#### Your task
Here is the task for the listing below: output exactly the lines from the one containing "Output the component" through the one containing "import * as", and leave out the pictures.

#### Records provided
===
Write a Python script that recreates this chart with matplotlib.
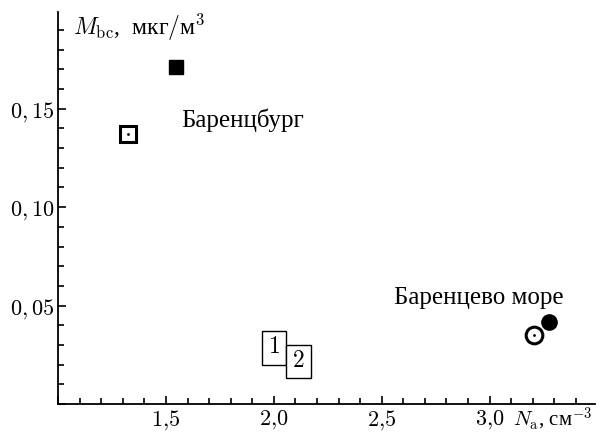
import matplotlib
matplotlib.use("Agg")
import matplotlib.pyplot as plt
from matplotlib.ticker import MultipleLocator, FuncFormatter

plt.rcParams["font.family"] = ["Liberation Serif", "DejaVu Serif"]
plt.rcParams["mathtext.fontset"] = "cm"

# Barentsburg: open square (1), filled square (2)
burg_x = [1.324, 1.546]
burg_y = [0.137, 0.171]
# Barents Sea: open circle (1), filled circle (2)
sea_x = [3.208, 3.278]
sea_y = [0.0353, 0.0419]
# legend boxes
key_labels = ["1", "2"]
key_x = [2.0, 2.115]
key_y = [0.0285, 0.0215]

fig = plt.figure(figsize=(6.0, 4.34), dpi=100)
ax = fig.add_axes([0.097, 0.069, 0.895, 0.903])

ax.plot(burg_x[0], burg_y[0], marker="s", ms=11, mfc="white", mec="black", mew=2.2, ls="none")
ax.plot(burg_x[0], burg_y[0], marker=".", ms=2, color="black", ls="none")
ax.plot(burg_x[1], burg_y[1], marker="s", ms=10, color="black", ls="none")

ax.plot(sea_x[0], sea_y[0], marker="o", ms=12, mfc="white", mec="black", mew=2.2, ls="none")
ax.plot(sea_x[0], sea_y[0], marker=".", ms=2, color="black", ls="none")
ax.plot(sea_x[1], sea_y[1], marker="o", ms=11, color="black", ls="none")

for lab, x, y in zip(key_labels, key_x, key_y):
    ax.text(x, y, "$" + lab + "$", ha="center", va="center", fontsize=17,
            bbox=dict(boxstyle="square,pad=0.26", fc="white", ec="black", lw=1.0))

ax.text(1.57, 0.144, "Баренцбург", fontsize=18, ha="left", va="center")
ax.text(2.95, 0.054, "Баренцево море", fontsize=18, ha="center", va="center")

ax.set_xlim(1.0, 3.49)
ax.set_ylim(0, 0.199)
ax.spines["top"].set_visible(False)
ax.spines["right"].set_visible(False)
for s in ("left", "bottom"):
    ax.spines[s].set_linewidth(1.3)

ax.xaxis.set_major_locator(MultipleLocator(0.5))
ax.xaxis.set_minor_locator(MultipleLocator(0.1))
ax.yaxis.set_major_locator(MultipleLocator(0.05))
ax.yaxis.set_minor_locator(MultipleLocator(0.01))


def xfmt(v, pos):
    if v < 1.2 or v > 3.2:
        return ""
    return "$" + f"{v:.1f}".replace(".", "{,}") + "$"


def yfmt(v, pos):
    if v < 0.01 or v > 0.17:
        return ""
    return "$" + f"{v:.2f}".replace(".", ",") + "$"


ax.xaxis.set_major_formatter(FuncFormatter(xfmt))
ax.yaxis.set_major_formatter(FuncFormatter(yfmt))
ax.tick_params(which="both", direction="in", width=1.2, labelsize=16)
ax.tick_params(axis="x", which="major", length=6, pad=3)
ax.tick_params(axis="y", which="major", length=6, pad=3)
ax.tick_params(which="minor", length=4)

ax.text(0.027, 0.96, r"$M_{\rm bc}$,  мкг$/$м$^3$", transform=ax.transAxes,
        fontsize=17, ha="left", va="center")
fig.text(0.855, 0.034, r"$N_{\rm a}$, см$^{-3}$", fontsize=15, ha="left", va="center")

fig.savefig("out.png", dpi=100)
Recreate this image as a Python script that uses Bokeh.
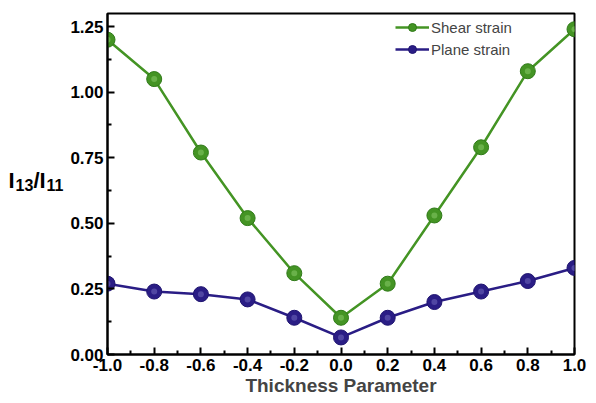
from bokeh.plotting import figure
from bokeh.layouts import row
from bokeh.models import FixedTicker, NumeralTickFormatter, Legend, LegendItem, Range1d
from bokeh.core.properties import value
from bokeh.embed import file_html
from bokeh.resources import INLINE

thickness = [-1.0, -0.8, -0.6, -0.4, -0.2, 0.0, 0.2, 0.4, 0.6, 0.8, 1.0]
shear_strain = [1.20, 1.05, 0.77, 0.52, 0.31, 0.14, 0.27, 0.53, 0.79, 1.08, 1.24]
plane_strain = [0.27, 0.24, 0.23, 0.21, 0.14, 0.065, 0.14, 0.20, 0.24, 0.28, 0.33]
x_ticks = [-1.0, -0.8, -0.6, -0.4, -0.2, 0.0, 0.2, 0.4, 0.6, 0.8, 1.0]
y_ticks = [0.0, 0.25, 0.5, 0.75, 1.0, 1.25]
y_label_parts = ["I", "13", "/I", "11"]

GREEN = "#449424"
BLUE = "#2a1d85"
FONT = "Liberation Sans"
LEFT_W = 64

p = figure(width=596 - LEFT_W, height=403, output_backend="svg", toolbar_location=None,
           x_range=Range1d(-1.0, 1.0), y_range=Range1d(0.0, 1.30),
           min_border_left=107 - LEFT_W, min_border_right=22, min_border_top=13, min_border_bottom=49)
p.xgrid.visible = False
p.ygrid.visible = False
p.outline_line_color = "black"
p.outline_line_width = 2
p.background_fill_color = "white"
p.border_fill_color = "white"

gl = p.line(thickness, shear_strain, line_color=GREEN, line_width=2.5)
gs = p.scatter(thickness, shear_strain, size=15, fill_color=GREEN, line_color="#2f7a18", line_width=1)
p.scatter(thickness, shear_strain, size=6, fill_color="#82c462", line_color=None, fill_alpha=0.6)
bl = p.line(thickness, plane_strain, line_color=BLUE, line_width=2.5)
bs = p.scatter(thickness, plane_strain, size=15, fill_color=BLUE, line_color="#1f1470", line_width=1)
p.scatter(thickness, plane_strain, size=6, fill_color="#6a62b8", line_color=None, fill_alpha=0.6)

minor_x = [round(-0.9 + 0.2 * i, 2) for i in range(10)]
minor_y = [0.125, 0.375, 0.625, 0.875, 1.125]

for ax, ticks, minors, fmt in ((p.xaxis, x_ticks, minor_x, "0.0"), (p.yaxis, y_ticks, minor_y, "0.00")):
    ax.ticker = FixedTicker(ticks=ticks, minor_ticks=minors)
    ax.formatter = NumeralTickFormatter(format=fmt)
    ax.axis_line_width = 2
    ax.major_tick_in = 7
    ax.major_tick_out = 0
    ax.minor_tick_in = 4
    ax.minor_tick_out = 0
    ax.major_tick_line_width = 2
    ax.minor_tick_line_width = 2
    ax.major_label_text_font = FONT
    ax.major_label_text_font_style = "bold"
    ax.major_label_text_font_size = "17px"
    ax.major_label_text_color = "black"

p.xaxis.major_label_standoff = 4
p.yaxis.major_label_standoff = 4
p.xaxis.axis_label = "Thickness Parameter"
p.xaxis.axis_label_text_font = FONT
p.xaxis.axis_label_text_font_style = "bold"
p.xaxis.axis_label_text_font_size = "19px"
p.xaxis.axis_label_standoff = 1

legend = Legend(items=[LegendItem(label="Shear strain", renderers=[gl, gs]),
                       LegendItem(label="Plane strain", renderers=[bl, bs])],
                location=(288, 295))
legend.border_line_color = None
legend.background_fill_alpha = 0
legend.label_text_font = FONT
legend.label_text_font_size = "15px"
legend.glyph_width = 34
legend.glyph_height = 20
legend.spacing = 2
legend.margin = 0
legend.padding = 2
legend.label_standoff = 2
legend.label_height = 20
p.add_layout(legend)

# narrow panel holding the y-axis title with real subscripts
lab = figure(width=LEFT_W, height=403, output_backend="svg", toolbar_location=None,
             x_range=Range1d(0, LEFT_W), y_range=Range1d(0, 403),
             x_axis_type=None, y_axis_type=None,
             min_border_left=0, min_border_right=0, min_border_top=0, min_border_bottom=0)
lab.xgrid.visible = False
lab.ygrid.visible = False
lab.outline_line_color = None
lab.background_fill_color = "white"
lab.border_fill_color = "white"
sizes = ["22px", "16px", "22px", "16px"]
xs = [8, 15, 33, 46]
ys = [206, 200, 206, 200]
lab.text(x=xs, y=ys, text=y_label_parts, text_font=value(FONT), text_font_style="bold",
         text_font_size=sizes, text_color="black", text_baseline="alphabetic", text_align="left")

layout = row(lab, p, spacing=0)
open("out.html", "w").write(file_html(layout, INLINE))
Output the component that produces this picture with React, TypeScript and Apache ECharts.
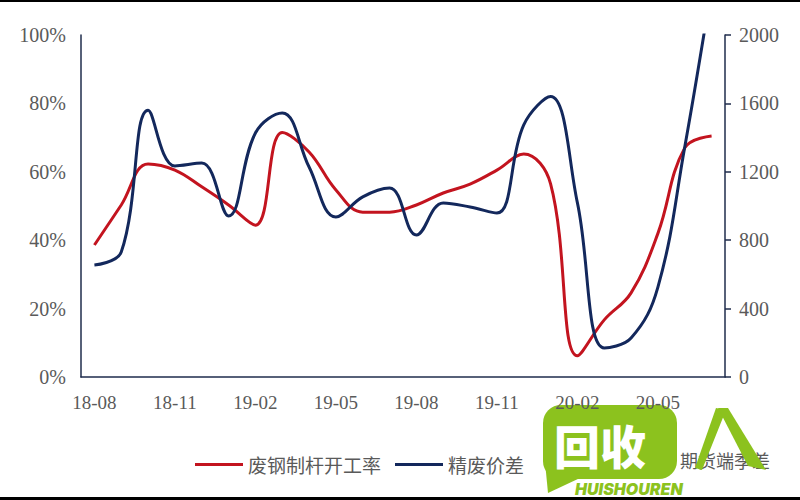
import React, { useEffect, useRef } from "react";
import * as echarts from "echarts";

const categories = [
  "18-08", "18-09", "18-10", "18-11", "18-12", "19-01", "19-02", "19-03",
  "19-04", "19-05", "19-06", "19-07", "19-08", "19-09", "19-10", "19-11",
  "19-12", "20-01", "20-02", "20-03", "20-04", "20-05", "20-06", "20-07",
];
const operatingRate = [
  38.6, 50.3, 62.3, 60.5, 55.6, 50.3, 44.4, 71.5,
  65.8, 54.7, 48.2, 48.2, 50.3, 53.8, 56.4, 60.5,
  65.2, 56.5, 6.2, 16.7, 24.6, 42, 67, 70.5,
];
const priceSpread = [
  655, 731, 1560, 1234, 1251, 942, 1427, 1544,
  1228, 936, 1053, 1105, 830, 1018, 994, 959,
  1474, 1640, 1018, 170, 228, 526, 1345, 2280,
];
const seriesNames = ["废钢制杆开工率", "精废价差"];
const hiddenLegendText = "期货端季差";

const RED = "#c3141f";
const BLUE = "#13285c";
const AXIS = "#1f2d4d";
const LABEL = "#5a5a5a";
const GREEN = "#8cc21e";

export default function App() {
  const ref = useRef<HTMLDivElement>(null);
  useEffect(() => {
    if (!ref.current) return;
    const chart = echarts.init(ref.current, undefined, { renderer: "svg" });
    chart.setOption({
      animation: false,
      backgroundColor: "#ffffff",
      grid: { left: 81, right: 75, top: 35, bottom: 123 },
      legend: {
        left: 190,
        top: 450,
        itemGap: 14,
        itemWidth: 48,
        itemHeight: 3,
        icon: "rect",
        textStyle: { fontFamily: "Noto Sans CJK SC", fontSize: 19, color: LABEL },
        data: seriesNames,
      },
      xAxis: {
        type: "category",
        data: categories,
        boundaryGap: true,
        axisLine: { lineStyle: { color: AXIS, width: 1.5 } },
        axisTick: { interval: 2, length: 8, lineStyle: { color: AXIS, width: 1.5 } },
        axisLabel: {
          interval: 2,
          margin: 16,
          fontFamily: "Liberation Serif",
          fontSize: 19,
          color: LABEL,
        },
      },
      yAxis: [
        {
          type: "value",
          min: 0,
          max: 100,
          interval: 20,
          axisLine: { show: true, lineStyle: { color: AXIS, width: 1.5 } },
          axisTick: { show: false },
          splitLine: { show: false },
          axisLabel: {
            formatter: "{value}%",
            margin: 15,
            fontFamily: "Liberation Serif",
            fontSize: 20,
            color: LABEL,
          },
        },
        {
          type: "value",
          min: 0,
          max: 2000,
          interval: 400,
          position: "right",
          axisLine: { show: true, lineStyle: { color: AXIS, width: 1.5 } },
          axisTick: { show: true, length: 6, lineStyle: { color: AXIS, width: 1.5 } },
          splitLine: { show: false },
          axisLabel: {
            formatter: (v: number) => String(v),
            margin: 14,
            fontFamily: "Liberation Serif",
            fontSize: 20,
            color: LABEL,
          },
        },
      ],
      series: [
        {
          name: seriesNames[0],
          type: "line",
          yAxisIndex: 0,
          data: operatingRate,
          smooth: 0.4,
          showSymbol: false,
          lineStyle: { color: RED, width: 3 },
          itemStyle: { color: RED },
        },
        {
          name: seriesNames[1],
          type: "line",
          yAxisIndex: 1,
          data: priceSpread,
          smooth: 0.4,
          showSymbol: false,
          clip: true,
          lineStyle: { color: BLUE, width: 3 },
          itemStyle: { color: BLUE },
        },
      ],
      graphic: [
        { type: "line", shape: { x1: 0, y1: 1, x2: 800, y2: 1 }, style: { stroke: "#000", lineWidth: 2 } },
        { type: "line", shape: { x1: 0, y1: 498.5, x2: 800, y2: 498.5 }, style: { stroke: "#000", lineWidth: 3 } },
        {
          type: "text",
          x: 680,
          y: 451,
          style: { text: hiddenLegendText, fontFamily: "Noto Sans CJK SC", fontSize: 18, fill: LABEL },
        },
        {
          type: "group",
          z: 100,
          children: [
            { type: "rect", shape: { x: 543, y: 405, width: 134, height: 74, r: 18 }, style: { fill: GREEN } },
            { type: "polygon", shape: { points: [[545, 462], [580, 478], [548, 493]] }, style: { fill: GREEN } },
            {
              type: "text",
              x: 554,
              y: 421,
              style: { text: "回收", fontFamily: "Noto Sans CJK SC", fontWeight: 900, fontSize: 46, fill: "#ffffff", lineHeight: 46 },
            },
            {
              type: "text",
              x: 575,
              y: 481,
              style: { text: "HUISHOUREN", fontFamily: "Inter", fontWeight: 900, fontStyle: "italic", fontSize: 16, fill: GREEN, lineHeight: 16 },
            },
            { type: "polygon", shape: { points: [[716, 408], [726, 410], [702, 470], [695, 468]] }, style: { fill: GREEN } },
            { type: "polygon", shape: { points: [[718, 408], [728, 408], [766, 470], [748, 466]] }, style: { fill: GREEN } },
          ],
        },
      ],
    });
    return () => chart.dispose();
  }, []);
  return (
    <div
      ref={ref}
      style={{ position: "fixed", left: 0, top: 0, width: 800, height: 500, background: "#fff" }}
    />
  );
}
===
#### In response
Output the component that produces this picture with React, TypeScript and Apache ECharts.
import React, { useEffect, useRef } from "react";
import * as echarts from "echarts";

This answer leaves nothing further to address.